Thursday, October 4, 2007

The Guilt of Humanism

My parents raised me to be a humanitarian, to be a humanist who didn’t just notice the problems of the world but who really identified with people in difficulty and gave of myself to improve their lives. And it has never been as clear as it is today how guilt-laden that education really was. It’s not just guilt over the accident of birth and the advantages I’ve been brought up with, but guilt because that accident makes me feel I have to give everything I possibly can to those who have less. Che Guevara said “El conocimiento nos hace responsables / Knowledge makes us responsible,” and I agree—once we’ve recognized how good we have it in one part of the world, we have a responsibility to respond to the needs of people who don’t. That sense of responsibility weighs on the soul sometimes, even makes me feel sick with guilt when I can’t give people everything they need, when I’m not capable of solving someone else’s problems or fixing the realities of their lives. I feel like an egotist today, selfish because I want to protect my life even while I want to help those I love. My sister reminds me that it’s not selfish to take care of myself—perhaps being an activist isn’t all that different than being an enabler, leaving me feeling I’ve failed others when I simply have no more to give.

All of this has surfaced recently as I tried to find the words to tell my dearest Cuban friends that I’m unwilling to marry into the family to help them.
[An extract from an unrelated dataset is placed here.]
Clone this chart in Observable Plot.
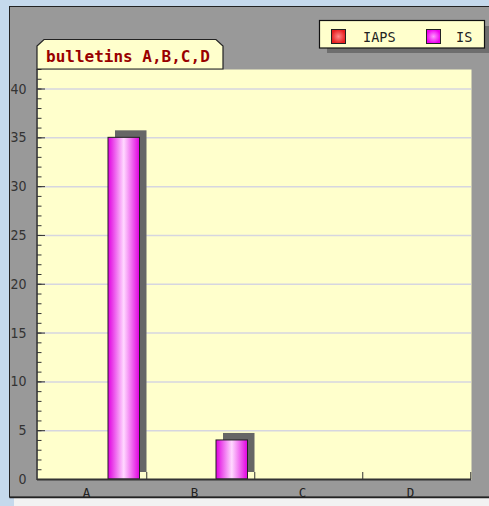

I’ve been married before, I’ve been alone for almost a decade now, and I know I can’t possibly retain the life I’ve built and come to love if I bring a Cuban into my home and life for two years without actually being in love with him. Is this selfish? Or is it too much to ask that I be willing to go so far in my constructive action? I’m not sure I even understand where those lines lie; I don’t think it’s too much that my friend Mark is willing to put himself in front of Israeli tanks; I don’t think it’s too much for an activist to put her life or livelihood on the line for what she believes. So maybe I’m just too attached to my first-world life, to the privileges I’ve been born to and built into my life. On the one hand, it seems an easy thing to take someone in, and I often help friends by giving them a place to live when they need it. But I don’t feel right about this one, and I can hardly find the words to explain why I can’t do it. I feel selfish, nauseated by the thought of my own inability to step forward and act on his behalf.

Am I less an activist and humanist than I thought I was? Am I just another selfish American who wants to protect her own gains? Could it be that I’m not as much a socialist as I’d like to think? Raymer moved me almost to tears when he spoke of a Cuban giving away not just his leftovers but what he himself needed, saying that if he had to share his half-loaf of bread with a neighbor, at least they’d share their hunger as well. So why can’t I build the willingness to think the same way, to share my tiny apartment, not just my leftovers or the extra spaces in my life and heart?